Together with the Domino’s Pizza franchise at Princess Juliana International Airport (PJIA), Sint Maarten’s national airline Winair is claiming a world record for delivering freshly made take-out pizza from one restaurant to the largest number of countries within a 45-minute period.
Starting at 5:30 p.m. on Friday, August 21, the PJIA franchise of Domino’s and Winair collaborated to deliver straight-from-the-oven pizzas to eight countries and island territories in the Northeast Caribbean in just 45 minutes.
According to the Sint Maarten newspaper The Daily Herald, which published a news story on August 22 on the novel record attempt, the countries and territories receiving the pizza pies were Sint Maarten, Saint-Martin, Anguilla, Saint Barthélemy, Saba, Sint Eustatius, St. Kitts and Nevis.
The Daily Herald also reported that the original plan for the record – to date not an official record category for Guinness World Records – also included Tortola in the British Virgin Islands, but the runway of the island’s airport was closed that night.
Winair flew Domino’s pizza-delivery carriers from PJIA (IATA code SXM: the airport now brands itself as ‘SXM Airport’) to Saint Barth, Saba, Nevis, St. Kitts and Sint Eustatius.
Domino’s delivered pizzas by land to Sint Maarten and Saint-Martin, a French collectivity which shares the island of Saint Martin with the Dutch autonomous country of Sint Maarten. It delivered a pizza to the nearby island of Anguilla by sea.
The two companies are submitting their record attempt to Guinness World Records, according to The Daily Herald.
Guinness World Records told the companies no such record category existed, but provided them with verification criteria that if satisfied might lead to their effort being listed as a new world record, according to the newspaper.
So, using three different measurement methods, the companies logged and documented all the steps they performed in the record international pizza-delivery attempt in order to satisfy the verification process, The Daily Herald reported.
The record attempt came about following the introduction of a flying Domino’s Pizza-delivery service by Winair from SXM Airport on August 1, under an agreement with John Caputo, the owner of the airport’s Domino’s Pizza franchise.
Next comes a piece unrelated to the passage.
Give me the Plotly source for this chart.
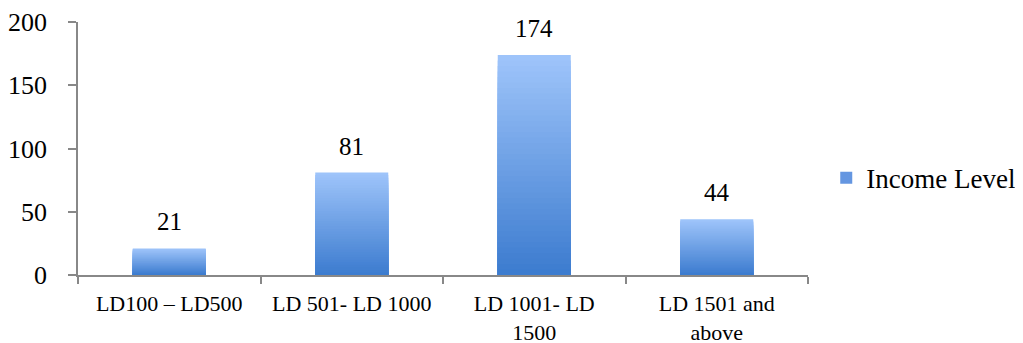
import plotly.graph_objects as go

categories = ["LD100 – LD500", "LD 501- LD 1000", "LD 1001- LD<br>1500", "LD 1501 and<br>above"]
values = [21, 81, 174, 44]
series_name = "Income Level"

FONT = "Liberation Serif"
top_rgb = (158, 196, 250)
bot_rgb = (58, 122, 206)
N = 40

fig = go.Figure()
for k in range(N, 0, -1):
    t = k / N  # 1 at top, 0 near bottom
    c = tuple(round(bot_rgb[i] + (top_rgb[i] - bot_rgb[i]) * t) for i in range(3))
    fig.add_trace(go.Bar(
        x=categories,
        y=[v * k / N for v in values],
        marker=dict(color="rgb(%d,%d,%d)" % c, line=dict(width=0)),
        showlegend=False,
        hoverinfo="skip" if k != N else None,
        name=series_name,
    ))

# legend entry
fig.add_trace(go.Bar(
    x=[categories[0]], y=[None], name=series_name,
    marker=dict(color="rgb(100,150,225)", line=dict(width=0)),
    showlegend=True,
))

for c, v in zip(categories, values):
    fig.add_annotation(x=c, y=v, text=str(v), showarrow=False,
                       yanchor="bottom", yshift=11,
                       font=dict(family=FONT, size=25, color="#000"))

fig.update_layout(
    width=1015, height=343,
    margin=dict(l=70, r=215, t=14, b=76, autoexpand=False),
    barmode="overlay", bargap=0.6,
    plot_bgcolor="white", paper_bgcolor="white",
    font=dict(family=FONT, size=24, color="#000"),
    showlegend=True,
    legend=dict(x=1.025, y=0.383, yanchor="middle", xanchor="left",
                font=dict(family=FONT, size=27), itemwidth=30),
)
fig.update_xaxes(
    showline=True, linecolor="#888", linewidth=1.5, automargin=False,
    ticks="outside", tickson="boundaries", ticklen=7, tickcolor="#888", tickwidth=1.5,
    showgrid=False, tickfont=dict(size=22), ticklabelstandoff=8, tickangle=0,
)
fig.update_yaxes(
    range=[0, 200], dtick=50, showline=True, linecolor="#888", linewidth=1.5,
    automargin=False,
    ticks="outside", ticklen=8, tickcolor="#888", tickwidth=1.5,
    showgrid=False, zeroline=False, tickfont=dict(size=26), ticklabelstandoff=16,
)
fig.write_html("out.html")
Winair’s aerial pizza-delivery service on behalf of the SXM Domino’s franchise came about as the result of a spoof April Fool’s Day advertisement placed by Caputo.
The advertisement jokingly said the franchise would deliver pizzas on demand to residents of the volcanic islands of Saba, 30 miles south of Sint Maarten; and Sint Eustatius, 33 miles southeast of Sint Maarten.
But so many residents of Saba and Sint Eustatius thought the ad was real and called the Domino’s franchise to order take-out pizzas that when Caputo talked with Winair CEO Michael Cleaver about the episode, both men realized the joke actually represented a good business idea.
The two companies quickly drew up an agreement to offer the service and since August 1 Winair has been flying take-out pizzas in insulated delivery boxes to the islands of Saba and Sint Eustatius, which are both special municipalities of the Kingdom of the Netherlands.
Customers from the two islands call the SXM Airport Domino’s franchise in advance, order their take-out pizzas and pay for them over the phone using their credit-card numbers.
Domino’s Pizza bakes each take-out pie fresh just in advance of the next Winair scheduled flight to the relevant island, delivers it to the aircraft and notifies the customer to come and collect it at the island’s airport.
Although a current Domino’s Pizza advertisement for the service states “More islands coming soon!”, Winair CEO Cleaver notes, “Thus far there are no plans to deliver to other islands, due to customs regulations.”
Cleaver describes Winair as “first and foremost a passenger airline” and “limited as to cargo acceptance” because of the low cargo capacity of the 19-seat de Havilland Twin Otter 300 turboprops which form its core fleet.
“There are daily boat services to the surrounding islands whereby customers ship required supplies to their final destination,” says Cleaver.
However, the airline does carry some small, high-value and time-sensitive items as cargo on its network when required.
“We do deliver computer parts, documents and machine parts and various last-minute needed supplies,” Cleaver confirms.
Cargo represented 1.5 per cent of Winair’s total revenues in 2014, according to Cleaver.